Adding a search term and return selected fields only

To add a search term to the pipeline, we can simply add a $match stage to filter the documents based on a search term.

Here's an updated example that includes a search term and adds a $project stage to the pipeline to include only the title and description fields:

const MongoClient = require('mongodb').MongoClient; const PAGE_SIZE = 1000; async function getPaginatedResults(page, searchTerm) { const client = await MongoClient.connect('mongodb://localhost:27017'); const db = client.db('mydb'); const collection = db.collection('mycollection'); const total = await collection.countDocuments(); const pipeline = [ { $match: { $text: { $search: searchTerm } } }, { $sort: { _id: 1 } }, { $project: { _id: 0, title: 1, description: 1 } }, { $facet: { data: [ { $skip: (page - 1) * PAGE_SIZE }, { $limit: PAGE_SIZE } ], metadata: [ { $group: { _id: null, count: { $sum: 1 } } }, { $project: { _id: 0, count: 1 } } ] } } ]; const [result] = await collection.aggregate(pipeline).toArray(); client.close(); return { results: result.data, total: total, pageCount: Math.ceil(result.metadata[0].count / PAGE_SIZE) }; } async function test() { const page = 1; const searchTerm = 'example'; const { results, total, pageCount } = await getPaginatedResults(page, searchTerm); console.log(`Showing page ${page} of ${pageCount} for search term "${searchTerm}":`); console.log(results); console.log(`Total documents: ${total}`); } test();

In this example, we add a searchTerm parameter to the getPaginatedResults function.

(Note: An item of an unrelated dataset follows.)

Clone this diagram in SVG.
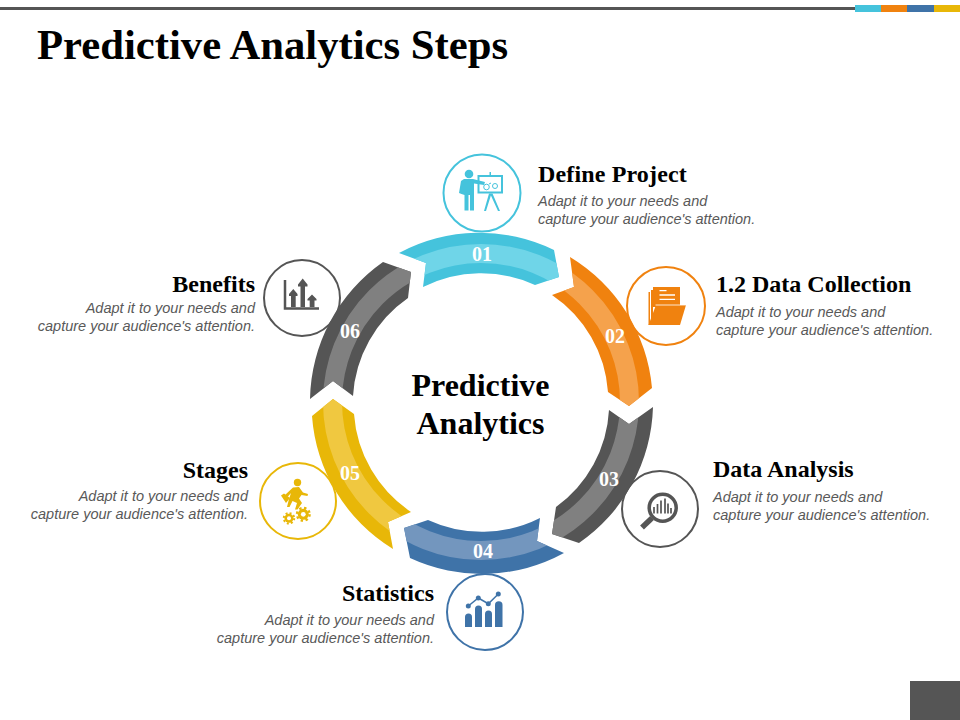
<svg xmlns="http://www.w3.org/2000/svg" width="960" height="720" viewBox="0 0 960 720">
<style>
.t{font-family:"Liberation Serif",serif;font-weight:bold;fill:#000}
.h{font-size:24px}
.b{font-family:"Liberation Sans",sans-serif;font-style:italic;font-size:14.5px;fill:#595959}
.n{font-family:"Liberation Serif",serif;font-weight:bold;font-size:20px;fill:#fff;text-anchor:middle}
.r{text-anchor:end}
.ring{fill:#fff;stroke-width:2}
.band{fill:none;stroke-width:19}
</style>
<defs>
<path id="s1" d="M399 253A170 170 0 0 1 554 250L559 277L535 285A129 129 0 0 0 423 287L426 263Z"/>
<path id="s2" d="M570 257A171 171 0 0 1 652 388L629 406L608 392A128 128 0 0 0 552 295L574 287Z"/>
<path id="s3" d="M653 407L629 424L609 410A128 128 0 0 1 556 507L552 534L579 543A171 171 0 0 0 653 407Z"/>
<path id="s4" d="M564 553L537 541L540 518A129 129 0 0 1 428 520L404 528L410 558A171 171 0 0 0 564 553Z"/>
<path id="s5" d="M393 549L388 522L411 512A129 129 0 0 1 354 414L333 399L312 416A170 170 0 0 0 393 549Z"/>
<path id="s6" d="M310 399L333 381L353 396A128 128 0 0 1 408 298L411 272L383 262A171 171 0 0 0 310 399Z"/>
<clipPath id="c1"><use href="#s1"/></clipPath>
<clipPath id="c2"><use href="#s2"/></clipPath>
<clipPath id="c3"><use href="#s3"/></clipPath>
<clipPath id="c4"><use href="#s4"/></clipPath>
<clipPath id="c5"><use href="#s5"/></clipPath>
<clipPath id="c6"><use href="#s6"/></clipPath>
</defs>
<rect width="960" height="720" fill="#fff"/>
<g id="header">
<rect x="0" y="7" width="855" height="3" fill="#555"/>
<rect x="855" y="5" width="26" height="7" fill="#45C3DC"/>
<rect x="881" y="5" width="26" height="7" fill="#F0820F"/>
<rect x="907" y="5" width="27" height="7" fill="#3F73A8"/>
<rect x="934" y="5" width="26" height="7" fill="#E8B708"/>
<rect x="910" y="681" width="50" height="39" fill="#555"/>
<text class="t" x="37" y="59" font-size="42.700">Predictive Analytics Steps</text>
</g>
<g id="node-1">
<circle class="ring" cx="482" cy="193" r="38.500" stroke="#45C3DC"/>
<g fill="#45C3DC" stroke="none">
<circle cx="469" cy="174" r="4.300"/>
<path d="M464 179H473L485 182L484 185L474 183.500V210.500H470V195H468.500V210.500H464.500V195L461.500 194L459 193L461 181Z"/>
<path d="M477.500 175H503V193.500H477.500ZM479.500 177V191.500H501V177Z"/>
<rect x="489.500" y="172" width="1.500" height="3.500"/>
<path d="M489 193.500H491.500L486 211H484ZM490 193.500H492.500L500 211H498Z"/>
</g>
<g fill="none" stroke="#45C3DC" stroke-width="1">
<circle cx="486.500" cy="187" r="2.800"/><circle cx="495" cy="186" r="2.500"/><path d="M489 184L491 183"/>
</g>
<text class="t h" x="538" y="182" letter-spacing=".15">Define Project</text>
<text class="b" x="538" y="206">Adapt it to your needs and</text>
<text class="b" x="538" y="224">capture your audience's attention.</text>
</g>
<g id="node-2">
<circle class="ring" cx="666" cy="306" r="39" stroke="#F0820F"/>
<g fill="#F0820F">
<path d="M648.500 325V292H650V325ZM651 325V290H653V325Z"/>
<rect x="653" y="287" width="27" height="20"/>
<path d="M656 305H686L680 325H648.500Z"/>
</g>
<path d="M659.500 290.700H666.500M659.500 295H675M659.500 299.300H675" stroke="#fff" stroke-width="1.300" fill="none"/>
<path d="M655.500 305H686" stroke="#fff" stroke-width=".8" fill="none"/>
<text class="t h" x="716" y="292">1.2 Data Collection</text>
<text class="b" x="716" y="317">Adapt it to your needs and</text>
<text class="b" x="716" y="335">capture your audience's attention.</text>
</g>
<g id="node-3">
<circle class="ring" cx="660" cy="509" r="38" stroke="#555"/>
<circle cx="662.700" cy="507.700" r="13.500" fill="none" stroke="#555" stroke-width="3.500"/>
<path d="M652 518L642 527.500" stroke="#555" stroke-width="5.500" fill="none"/>
<path d="M654 513.500V507M657.500 513.500V504M661 513.500V500.500M665 513.500V498.500M668 513.500V503.500M671 513.500V508" stroke="#555" stroke-width="1.700" fill="none"/>
<text class="t h" x="713" y="477">Data Analysis</text>
<text class="b" x="713" y="502">Adapt it to your needs and</text>
<text class="b" x="713" y="520">capture your audience's attention.</text>
</g>
<g id="node-4">
<circle class="ring" cx="485" cy="612" r="38" stroke="#3F73A8"/>
<g fill="#3F73A8">
<path d="M465 627V617A3.500 3.500 0 0 1 472 617V627Z"/>
<path d="M475 627V609A3.500 3.500 0 0 1 482 609V627Z"/>
<path d="M485 627V614A3.500 3.500 0 0 1 492 614V627Z"/>
<path d="M495 627V605A3.500 3.500 0 0 1 502.500 605V627Z"/>
<circle cx="468.300" cy="606" r="2.500"/><circle cx="478.300" cy="598" r="2.500"/><circle cx="488.300" cy="603.700" r="2.500"/><circle cx="498.300" cy="594" r="2.500"/>
</g>
<path d="M468.300 606L478.300 598L488.300 603.700L498.300 594" fill="none" stroke="#3F73A8" stroke-width="1.500"/>
<text class="t h r" x="434" y="601">Statistics</text>
<text class="b r" x="434" y="625">Adapt it to your needs and</text>
<text class="b r" x="434" y="643">capture your audience's attention.</text>
</g>
<g id="node-5">
<circle class="ring" cx="298" cy="501" r="38" stroke="#E8B708"/>
<g fill="#E8B708">
<circle cx="297.500" cy="482.500" r="3.700"/>
<path d="M293 487.500L299 487L303 492.500L308 494L307.500 496L301.500 495L299 498.500L302 503L297.500 509.500H295L297 503L292.500 501L289.500 507H287L289 499L291 493L287.500 497L285 495Z"/>
<path d="M281 495.500L284 493.500L290 498L286 503Z"/>
<circle cx="303.300" cy="514.300" r="5.500"/><circle cx="289" cy="518.300" r="4.500"/>
</g>
<circle cx="303.300" cy="514.300" r="2.400" fill="#fff"/><circle cx="289" cy="518.300" r="2" fill="#fff"/>
<circle cx="303.300" cy="514.300" r="6.300" fill="none" stroke="#E8B708" stroke-width="2.400" stroke-dasharray="2.400 2.550"/>
<circle cx="289" cy="518.300" r="5.200" fill="none" stroke="#E8B708" stroke-width="2" stroke-dasharray="2 2.080"/>
<text class="t h r" x="248" y="478">Stages</text>
<text class="b r" x="248" y="501">Adapt it to your needs and</text>
<text class="b r" x="248" y="519">capture your audience's attention.</text>
</g>
<g id="node-6">
<circle class="ring" cx="302" cy="298" r="38" stroke="#555"/>
<path d="M285 280V308.500H319" fill="none" stroke="#555" stroke-width="2.500"/>
<path d="M293.300 289L297.500 294V296H295.700V307H291V296H289V294Z" fill="#555"/>
<path d="M302.700 278.500L307.500 284.500V286.500H305V307H300.500V286.500H298V284.500Z" fill="#555"/>
<path d="M312 294.500L316.500 299V300.500H314.500V307H309.700V300.500H307.500V299Z" fill="#555"/>
<text class="t h r" x="255" y="292">Benefits</text>
<text class="b r" x="255" y="313">Adapt it to your needs and</text>
<text class="b r" x="255" y="331">capture your audience's attention.</text>
</g>
<g id="connectors">
<use href="#s1" fill="#45C3DC"/><circle cx="481" cy="402" r="148.500" class="band" stroke="#6FD5E8" clip-path="url(#c1)"/>
<use href="#s2" fill="#F0820F"/><circle cx="481" cy="402" r="148.500" class="band" stroke="#F5A24C" clip-path="url(#c2)"/>
<use href="#s3" fill="#555"/><circle cx="481" cy="402" r="148.500" class="band" stroke="#808080" clip-path="url(#c3)"/>
<use href="#s4" fill="#3F73A8"/><circle cx="481" cy="402" r="148.500" class="band" stroke="#7396BE" clip-path="url(#c4)"/>
<use href="#s5" fill="#E8B708"/><circle cx="481" cy="402" r="148.500" class="band" stroke="#F0C840" clip-path="url(#c5)"/>
<use href="#s6" fill="#555"/><circle cx="481" cy="402" r="148.500" class="band" stroke="#808080" clip-path="url(#c6)"/>
<text class="n" x="482" y="261">01</text>
<text class="n" x="615" y="343">02</text>
<text class="n" x="609" y="486">03</text>
<text class="n" x="483" y="558">04</text>
<text class="n" x="350" y="480">05</text>
<text class="n" x="350" y="338">06</text>
</g>
<g id="center">
<text class="t" x="480.500" y="396" font-size="32" text-anchor="middle">Predictive</text>
<text class="t" x="480.500" y="434" font-size="32" text-anchor="middle">Analytics</text>
</g>
</svg>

The $project stage includes the title and description fields and excludes the _id field using the 1 and 0 values, respectively.

We then add a $match stage to the pipeline that filters the documents based on the $text operator and the $search operator, using the searchTerm variable.

We then execute the rest of the pipeline as before and return the results as an object.

When we call the getPaginatedResults function, we pass in a search term as the second parameter. We then display the search term in the console along with the page number and the results.